Même Claudia Bouvette, qui connaît un succès populaire, partage cet avis. «Je pense que le public québécois est ouvert quand ça vient d’ailleurs, mais quand ça vient d’ici, on est plus confortable dans quelque chose qu’on connait. C’est pourquoi on entend beaucoup les mêmes artistes sur les plateformes mainstream. Il n’y a pas beaucoup de place pour autre chose.»

Elle cite en exemple certains de ses amis artistes qui font de la musique en dehors du moule et qui sont considérés comme trop excentriques pour se tailler une place. Elle-même dit se heurter à une certaine limite dans l’attention qu’elle peut aller chercher en raison de son côté plus alternatif.

Une voix pour l’affirmation personnelle

Si l’industrie musicale d’ici n’est pas encore ouverte à une Charli XCX québécoise, il n’en demeure pas moins que son influence est évidente et que la musique d’artistes hyperpop pourrait devenir de plus en plus diffusée sur des plateformes alternatives. Virginie B se réjouit pour sa part de sortir un album hyperpop à une époque où ce genre a la cote.
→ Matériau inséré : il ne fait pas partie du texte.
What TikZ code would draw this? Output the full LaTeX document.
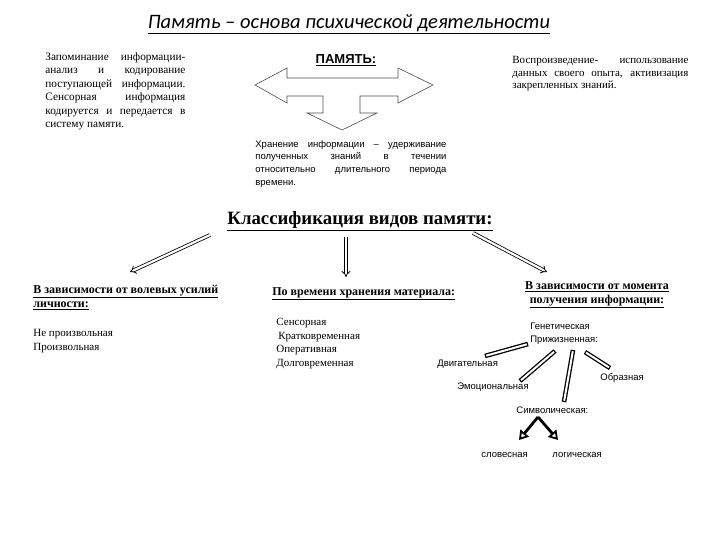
\documentclass[tikz,border=0pt]{standalone}
\usepackage{fontspec}
\setmainfont{Liberation Serif}
\newfontfamily\arialfont{Liberation Sans}
\newfontfamily\calibrifont{Carlito}
\usetikzlibrary{arrows.meta}

\begin{document}
\begin{tikzpicture}[x=1pt, y=-1pt, line width=0.8pt,
    txt/.style={inner sep=0pt, anchor=north west, align=justify, font=\fontsize{11.3}{13.5}\selectfont},
    hdr/.style={inner sep=0pt, font=\fontsize{12}{13.5}\selectfont\bfseries},
    itm/.style={inner sep=0pt, anchor=west, font=\fontsize{11}{13.5}\selectfont},
    sans/.style={inner sep=0pt, anchor=west, font=\arialfont\fontsize{9.5}{12}\selectfont},
    dbl/.style={double, double distance=2.2pt, line width=0.8pt, -{Implies}},
    vtip/.style={line width=2.8pt, -{Triangle[open, length=9pt, width=11pt, line width=1.8pt]}}]

  \useasboundingbox (0,0) rectangle (720,540);

  \node (title) at (349,24) {\calibrifont\itshape\fontsize{20.5}{24}\selectfont\underline{Память – основа психической деятельности}};

  % three-way arrow
  \draw[line width=0.6pt, black!70] (255,85) -- (287,68) -- (287,78) -- (398,78) -- (398,68) -- (433,85)
    -- (398,103) -- (398,96) -- (360,96) -- (360,113) -- (377,113) -- (342,130) -- (307,113)
    -- (323,113) -- (323,96) -- (287,96) -- (287,103) -- cycle;
  \node (pamyat) at (346,60) {\arialfont\bfseries\fontsize{13}{15}\selectfont\underline{ПАМЯТЬ:}};

  \node[txt, text width=140pt] (zapom) at (45,52) {Запоминание информации-\linebreak
    анализ и кодирование\linebreak поступающей информации.\linebreak
    Сенсорная информация\linebreak кодируется и передается в\linebreak систему памяти.};
  \node[txt, text width=176pt, font=\fontsize{11}{12.5}\selectfont] (vospr) at (512,56) {Воспроизведение- использование\linebreak
    данных своего опыта, активизация\linebreak закрепленных знаний.};
  \node[txt, text width=191pt, font=\arialfont\fontsize{9.5}{12.7}\selectfont] (hran) at (255,140) {Хранение информации – удерживание\linebreak
    полученных знаний в течении\linebreak относительно длительного периода\linebreak времени.};

  \node (klass) at (360,221) {\fontsize{18.8}{21}\selectfont\bfseries\underline{Классификация видов памяти:}};

  \coordinate (kl) at (210,235);
  \coordinate (kle) at (130,272);
  \coordinate (km) at (346,237);
  \coordinate (kme) at (346,277);
  \coordinate (kr) at (473,233);
  \coordinate (kre) at (547,272);
  \draw[dbl] (kl) -- (kle);
  \draw[dbl] (km) -- (kme);
  \draw[dbl] (kr) -- (kre);

  \node[hdr, anchor=north west, align=left] (volev) at (33,285) {\underline{В зависимости от волевых усилий}\\\underline{личности:}};
  \node[itm] (neproizv) at (33,334) {Не произвольная};
  \node[itm] (proizv) at (33,348) {Произвольная};

  \node[hdr, anchor=west] (vremya) at (272,294) {\underline{По времени хранения материала:}};
  \node[itm] (sensor) at (276,323) {Сенсорная};
  \node[itm] (kratko) at (278,337) {Кратковременная};
  \node[itm] (operat) at (276,350) {Оперативная};
  \node[itm] (dolgo) at (276,364) {Долговременная};

  \node[hdr, align=center] (moment) at (597,295) {\underline{В зависимости от момента}\\\underline{получения информации:}};
  \node[sans] (genet) at (530,326) {Генетическая};
  \node[sans] (prizh) at (530,340) {Прижизненная:};
  \node[sans] (dvig) at (437,364) {Двигательная};
  \node[sans] (emoc) at (457,387) {Эмоциональная};
  \node[sans] (obraz) at (600,378) {Образная};
  \node[sans] (simv) at (516,410) {Символическая:};
  \node[sans] (slov) at (481,455) {словесная};
  \node[sans] (logich) at (552,455) {логическая};

  \coordinate (b1) at (528,344);
  \coordinate (b2) at (555,351);
  \coordinate (b3) at (573,350);
  \coordinate (b4) at (585,352);
  \coordinate (e1) at (485,356);
  \coordinate (e2) at (520,381);
  \coordinate (e3) at (564,402);
  \coordinate (e4) at (610,368);
  \foreach \i in {1,...,4} {
    \draw[line width=4.6pt] (b\i) -- (e\i);
    \draw[white, line width=2pt, shorten <=1.3pt, shorten >=1.3pt] (b\i) -- (e\i);
  }

  \coordinate (apex) at (538,417);
  \draw[vtip] (apex) -- (519,440);
  \draw[vtip] (apex) -- (558,440);

\end{tikzpicture}
\end{document}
«Plus il y aura de gens qui affirment leur individualité comme Charli XCX le fait, de façon libre et sans complexe, en s’exprimant haut et fort sans peur de déranger, meilleure sera la musique», estime-t-elle.

C’est justement cette dimension d’authenticité, d’affirmation de soi et de désinvolture qui pourrait constituer l’apport le plus significatif de Charli XCX à la scène musicale d’ici.
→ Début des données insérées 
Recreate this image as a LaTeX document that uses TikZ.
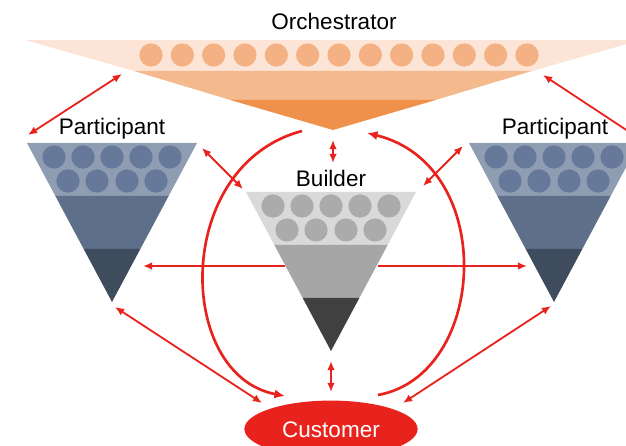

Peu importe le style de musique, pour la chanteuse montréalaise Laraw, c’est la confiance inébranlable de Charli XCX qui l’inspire profondément. «C’est rafraîchissant de voir une artiste avoir le contrôle de son art et de son narratif à ce point», confie-t-elle.
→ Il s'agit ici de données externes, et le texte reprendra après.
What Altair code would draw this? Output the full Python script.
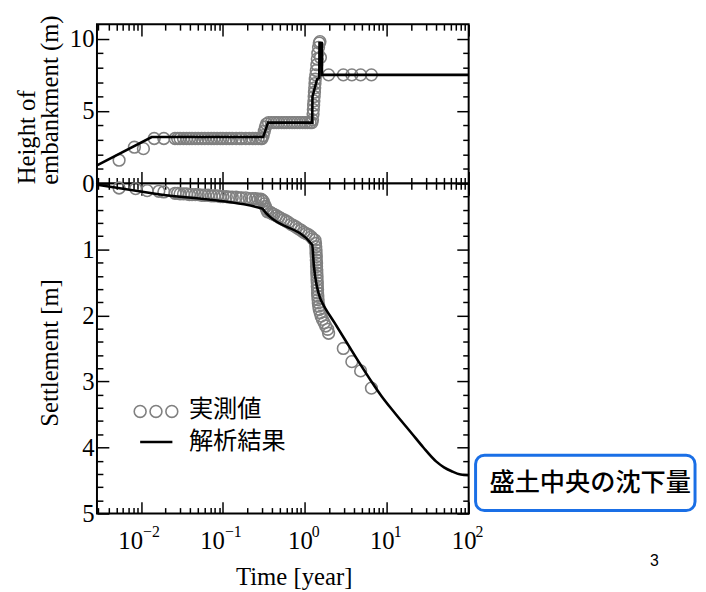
import math
import altair as alt
import pandas as pd

# ---------------- data ----------------
# measured embankment height (m)
H_TIME = [0.0054, 0.0083, 0.0107,
          0.0145, 0.019, 0.026, 0.028, 0.030, 0.033, 0.036, 0.039, 0.042, 0.046, 0.050,
          0.055, 0.060, 0.066, 0.072, 0.078, 0.085, 0.093, 0.10, 0.11, 0.12, 0.13, 0.145,
          0.16, 0.17, 0.19, 0.21, 0.23, 0.25, 0.27, 0.29, 0.30,
          0.31, 0.32, 0.33, 0.34,
          0.36, 0.39, 0.42, 0.45, 0.48, 0.52, 0.56, 0.60, 0.65, 0.70, 0.75, 0.81, 0.87,
          0.94, 1.01, 1.08, 1.16, 1.22,
          1.24, 1.26, 1.27, 1.28, 1.29, 1.30, 1.31, 1.32, 1.33, 1.34, 1.36, 1.38, 1.40,
          1.42, 1.44, 1.47, 1.50, 1.53, 1.55,
          1.95, 2.95, 3.75, 4.8, 6.5]
H_VAL = [1.6, 2.5, 2.4,
         3.1, 3.1, 3.1, 3.1, 3.1, 3.1, 3.1, 3.1, 3.1, 3.1, 3.1,
         3.1, 3.1, 3.1, 3.1, 3.1, 3.1, 3.1, 3.1, 3.1, 3.1, 3.1, 3.1,
         3.1, 3.1, 3.1, 3.1, 3.1, 3.1, 3.1, 3.1, 3.1,
         3.3, 3.6, 3.9, 4.1,
         4.2, 4.2, 4.2, 4.2, 4.2, 4.2, 4.2, 4.2, 4.2, 4.2, 4.2, 4.2, 4.2,
         4.2, 4.2, 4.2, 4.2, 4.2,
         4.4, 4.8, 5.1, 5.4, 5.7, 6.0, 6.3, 6.6, 6.9, 7.2, 7.5, 7.8, 8.2,
         8.6, 9.0, 9.4, 9.7, 9.8, 8.7,
         7.5, 7.5, 7.5, 7.5, 7.5]

# analysed embankment height (m)
HL_TIME = [0.0029, 0.0135, 0.31, 0.355, 1.23, 1.24, 1.41, 1.50, 1.51, 1.61, 1.62, 100]
HL_VAL = [1.25, 3.2, 3.2, 4.2, 4.2, 6.0, 7.2, 7.3, 9.7, 9.7, 7.5, 7.5]

# measured settlement (m)
S_TIME = [0.0054, 0.0086, 0.0119, 0.0165, 0.019,
          0.026, 0.028, 0.030, 0.033, 0.036, 0.039, 0.042, 0.046, 0.050, 0.055, 0.060,
          0.066, 0.072, 0.078, 0.085, 0.093, 0.10, 0.11, 0.12, 0.13, 0.145, 0.16, 0.17,
          0.19, 0.21, 0.23, 0.25, 0.27, 0.29, 0.30,
          0.31, 0.32, 0.33, 0.34, 0.35,
          0.38, 0.40, 0.42, 0.45, 0.48, 0.51, 0.55, 0.59, 0.63, 0.68, 0.73, 0.78, 0.84,
          0.90, 0.97, 1.04, 1.12, 1.20, 1.25,
          1.33, 1.35, 1.36, 1.37, 1.37, 1.38, 1.38, 1.39, 1.39, 1.40, 1.40, 1.41, 1.41,
          1.42, 1.42, 1.43, 1.43, 1.44, 1.45, 1.46, 1.48, 1.50, 1.54, 1.58, 1.64, 1.72,
          1.80, 1.90,
          1.95, 2.95, 3.75, 4.8, 6.5]
S_VAL = [0.07, 0.08, 0.11, 0.12, 0.13,
         0.15, 0.15, 0.16, 0.16, 0.16, 0.17, 0.17, 0.17, 0.17, 0.18, 0.18,
         0.18, 0.19, 0.19, 0.19, 0.20, 0.20, 0.20, 0.21, 0.21, 0.21, 0.22, 0.22,
         0.22, 0.23, 0.23, 0.23, 0.24, 0.24, 0.25,
         0.27, 0.31, 0.35, 0.39, 0.43,
         0.44, 0.46, 0.47, 0.49, 0.51, 0.53, 0.55, 0.57, 0.59, 0.62, 0.64, 0.66, 0.69,
         0.71, 0.74, 0.76, 0.78, 0.81, 0.84,
         0.86, 0.91, 0.96, 1.01, 1.06, 1.11, 1.16, 1.21, 1.26, 1.31, 1.36, 1.41, 1.46,
         1.51, 1.56, 1.61, 1.66, 1.71, 1.76, 1.81, 1.86, 1.91, 1.96, 2.01, 2.06, 2.11,
         2.16, 2.21,
         2.27, 2.50, 2.70, 2.84, 3.10]

# analysed settlement (m)
SL_TIME = [0.0029, 0.0156, 0.30, 0.33, 0.37, 1.23, 1.29, 1.55, 1.62, 2.3, 3.4, 4.7,
           6.5, 8.6, 12.4, 20, 28, 40, 50, 62, 80, 100]
SL_VAL = [0.02, 0.16, 0.38, 0.44, 0.50, 0.93, 1.25, 1.75, 1.80, 2.11, 2.45, 2.73,
          3.00, 3.22, 3.47, 3.78, 4.00, 4.21, 4.30, 4.36, 4.41, 4.42]

# axes / text
X_DOMAIN = [0.0029, 100]
X_MAJOR = [0.01, 0.1, 1, 10, 100]
X_MAJOR_BASE = "10"
X_MAJOR_EXP = ["−2", "−1", "0", "1", "2"]
X_MINOR = [0.003, 0.004, 0.005, 0.006, 0.007, 0.008, 0.009,
           0.02, 0.03, 0.04, 0.05, 0.06, 0.07, 0.08, 0.09,
           0.2, 0.3, 0.4, 0.5, 0.6, 0.7, 0.8, 0.9,
           2, 3, 4, 5, 6, 7, 8, 9,
           20, 30, 40, 50, 60, 70, 80, 90]
H_DOMAIN = [0, 11]
H_MAJOR = [0, 5, 10]
H_MINOR = [1, 2, 3, 4, 6, 7, 8, 9]
S_DOMAIN = [0, 5]
S_MAJOR = [0, 1, 2, 3, 4, 5]
S_MINOR = [0.2, 0.4, 0.6, 0.8, 1.2, 1.4, 1.6, 1.8, 2.2, 2.4, 2.6, 2.8,
           3.2, 3.4, 3.6, 3.8, 4.2, 4.4, 4.6, 4.8]

X_TITLE = "Time [year]"
H_TITLE_LINES = ["Height of", "embankment (m)"]
S_TITLE = "Settlement [m]"
LEGEND_LABELS = ["実測値", "解析結果"]
BOX_LABEL = "盛土中央の沈下量"
PAGE_NUMBER = "3"

# ---------------- styling ----------------
SERIF = "Liberation Serif"
CJK = "Noto Sans CJK JP"
FS = 25
W = 376
H_TOP = 161
H_BOT = 334
MAJ = 12
MIN = 6
GREY = "#808080"
BLUE = "#1a6fe6"
THREE_CIRCLES = ("M -1.67,0 A 1,1 0 1,1 -3.67,0 A 1,1 0 1,1 -1.67,0 "
                 "M 1,0 A 1,1 0 1,1 -1,0 A 1,1 0 1,1 1,0 "
                 "M 3.67,0 A 1,1 0 1,1 1.67,0 A 1,1 0 1,1 3.67,0")


def exp_label_expr():
    expr = "''"
    for v, lab in reversed(list(zip(X_MAJOR, X_MAJOR_EXP))):
        expr = f"abs(log(datum.value)/LN10 - ({math.log10(v)})) < 0.01 ? '{lab}' : {expr}"
    return expr


def axis(orient, values, size, labels=False, title=None, **kw):
    return alt.Axis(orient=orient, values=values, tickSize=size, offset=-size,
                    ticks=True, tickColor="black", tickWidth=1.5,
                    domain=False, grid=False, labels=labels,
                    labelFont=SERIF, labelFontSize=FS, labelColor="black",
                    labelFlush=False, title=title,
                    titleFont=SERIF, titleFontSize=FS, titleFontWeight="normal",
                    titleColor="black", **kw)


xs = alt.Scale(type="log", domain=X_DOMAIN, nice=False)
hs = alt.Scale(domain=H_DOMAIN, nice=False, zero=False)
ss = alt.Scale(domain=S_DOMAIN, nice=False, zero=False, reverse=True)

df_h = pd.DataFrame({"t": H_TIME, "v": H_VAL})
df_hl = pd.DataFrame({"t": HL_TIME, "v": HL_VAL, "i": range(len(HL_TIME))})
df_s = pd.DataFrame({"t": S_TIME, "v": S_VAL})
df_sl = pd.DataFrame({"t": SL_TIME, "v": SL_VAL, "i": range(len(SL_TIME))})

point_style = dict(shape="circle", filled=False, size=140, color=GREY, strokeWidth=1.6, opacity=1)


def panel(df_pts, df_line, yscale, ymaj, ymin, ytitle, ytitle_y, ytitle_align, bottom_labels,
          interp="linear", extra=()):
    left_title = dict(titleAngle=-90, titleAlign=ytitle_align, titleBaseline="alphabetic",
                      titleX=-52, titleY=ytitle_y)
    if bottom_labels:
        xmaj_axis = axis("bottom", X_MAJOR, MAJ, labels=True, title=X_TITLE,
                         labelExpr=f"'{X_MAJOR_BASE}'", labelPadding=15,
                         labelOffset={"condition": {"test": "datum.value < 0.5", "value": -11},
                                      "value": -5},
                         titleX=W / 2 + 11, titleY=84, titleBaseline="alphabetic",
                         titleAlign="center")
    else:
        xmaj_axis = axis("bottom", X_MAJOR, MAJ)
    pts = alt.Chart(df_pts).mark_point(**point_style).encode(
        x=alt.X("t:Q", scale=xs, axis=xmaj_axis),
        y=alt.Y("v:Q", scale=yscale,
                axis=axis("left", ymaj, MAJ, labels=True, title=ytitle,
                          labelPadding=3,
                          labelExpr="datum.value == 0 && " + ("false" if bottom_labels else "true")
                          + " ? '' : datum.label",
                          **left_title)),
    )
    line = alt.Chart(df_line).mark_line(color="black", strokeWidth=2.6, interpolate=interp).encode(
        x=alt.X("t:Q", scale=xs, axis=axis("bottom", X_MINOR, MIN)),
        y=alt.Y("v:Q", scale=yscale, axis=axis("left", ymin, MIN)),
        order=alt.Order("i:Q"),
    )
    ax1 = alt.Chart(df_line).mark_line(opacity=0).encode(
        x=alt.X("t:Q", scale=xs, axis=axis("top", X_MAJOR, MAJ)),
        y=alt.Y("v:Q", scale=yscale, axis=axis("right", ymaj, MAJ)),
        order=alt.Order("i:Q"),
    )
    ax2 = alt.Chart(df_line).mark_line(opacity=0).encode(
        x=alt.X("t:Q", scale=xs, axis=axis("top", X_MINOR, MIN)),
        y=alt.Y("v:Q", scale=yscale, axis=axis("right", ymin, MIN)),
        order=alt.Order("i:Q"),
    )
    layers = [pts, line, ax1, ax2]
    if bottom_labels:
        # superscript exponents of the 10^n tick labels
        ax3 = alt.Chart(df_line).mark_line(opacity=0).encode(
            x=alt.X("t:Q", scale=xs,
                    axis=alt.Axis(orient="bottom", values=X_MAJOR, ticks=False, tickSize=0,
                                  domain=False, grid=False, labels=True,
                                  labelExpr=exp_label_expr(), labelFont=SERIF,
                                  labelFontSize=16, labelColor="black", labelFlush=False,
                                  labelAlign="left", labelPadding=10,
                                  labelOffset={"condition": {"test": "datum.value < 0.5",
                                                             "value": 1.5},
                                               "value": 6.5},
                                  title=None)),
            y=alt.Y("v:Q", scale=yscale, axis=None),
            order=alt.Order("i:Q"),
        )
        layers.append(ax3)
    return alt.layer(*layers, *extra).resolve_axis(x="independent", y="independent")


# first line of the upper y title (second line is the axis title itself);
# both lines start at the same height, as in the reference
title_line1 = alt.Chart(pd.DataFrame({"label": [H_TITLE_LINES[0]]})).mark_text(
    angle=270, align="left", baseline="alphabetic", font=SERIF, fontSize=FS, color="black"
).encode(x=alt.value(-63), y=alt.value(162), text="label:N")

# annotations (legend, label box, page number) in pixel space of the lower panel
leg_pts = alt.Chart(pd.DataFrame({"label": [LEGEND_LABELS[0]]})).mark_point(
    shape=THREE_CIRCLES, filled=False, size=144, color=GREY, strokeWidth=1.6, opacity=1
).encode(x=alt.value(59.7), y=alt.value(230.7))
leg_line = alt.Chart(pd.DataFrame({"label": [LEGEND_LABELS[1]]})).mark_rule(
    color="black", strokeWidth=2.6
).encode(x=alt.value(43.7), x2=alt.value(76.3), y=alt.value(261.7))
leg_txt1 = alt.Chart(pd.DataFrame({"label": [LEGEND_LABELS[0]]})).mark_text(
    align="left", baseline="middle", font=CJK, fontSize=24.5, color="black"
).encode(x=alt.value(93), y=alt.value(229.7), text="label:N")
leg_txt2 = alt.Chart(pd.DataFrame({"label": [LEGEND_LABELS[1]]})).mark_text(
    align="left", baseline="middle", font=CJK, fontSize=24.5, color="black"
).encode(x=alt.value(93), y=alt.value(262.2), text="label:N")
box = alt.Chart(pd.DataFrame({"label": [BOX_LABEL]})).mark_rect(
    fill="white", stroke=BLUE, strokeWidth=3, cornerRadius=9
).encode(x=alt.value(383), x2=alt.value(605), y=alt.value(275), y2=alt.value(331))
box_txt = alt.Chart(pd.DataFrame({"label": [BOX_LABEL]})).mark_text(
    align="center", baseline="middle", font=CJK, fontSize=25.5, fontWeight=500, color="black"
).encode(x=alt.value(499), y=alt.value(303), text="label:N")
page_txt = alt.Chart(pd.DataFrame({"label": [PAGE_NUMBER]})).mark_text(
    align="center", baseline="middle", font="Liberation Sans", fontSize=16, color="black"
).encode(x=alt.value(564), y=alt.value(382), text="label:N")

top = panel(df_h, df_hl, hs, H_MAJOR, H_MINOR, H_TITLE_LINES[1], 162, "left", False,
            extra=(title_line1,)).properties(width=W, height=H_TOP)
bottom = panel(df_s, df_sl, ss, S_MAJOR, S_MINOR, S_TITLE, 171, "center", True,
               interp="monotone",
               extra=(leg_pts, leg_line, leg_txt1, leg_txt2, box, box_txt, page_txt)).properties(
    width=W, height=H_BOT)

chart = alt.vconcat(top, bottom, spacing=0, bounds="flush").properties(
    padding={"left": 6, "top": 2, "right": 0, "bottom": 0}
).configure_view(stroke="black", strokeWidth=2)

chart.save("out.html", embed_options={"renderer": "svg", "actions": False})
Charli XCX incarne pour elle l’exemple parfait de ce qu’il est possible de réaliser lorsqu’on croit en son art et qu’on refuse de se laisser dicter des règles par les autres. Laraw admire sa capacité à rester fidèle à elle-même, peu importe les obstacles. «Je crée l’art que je veux, quand je veux. It’s mine, et c’est Charli qui m’a appris ça.»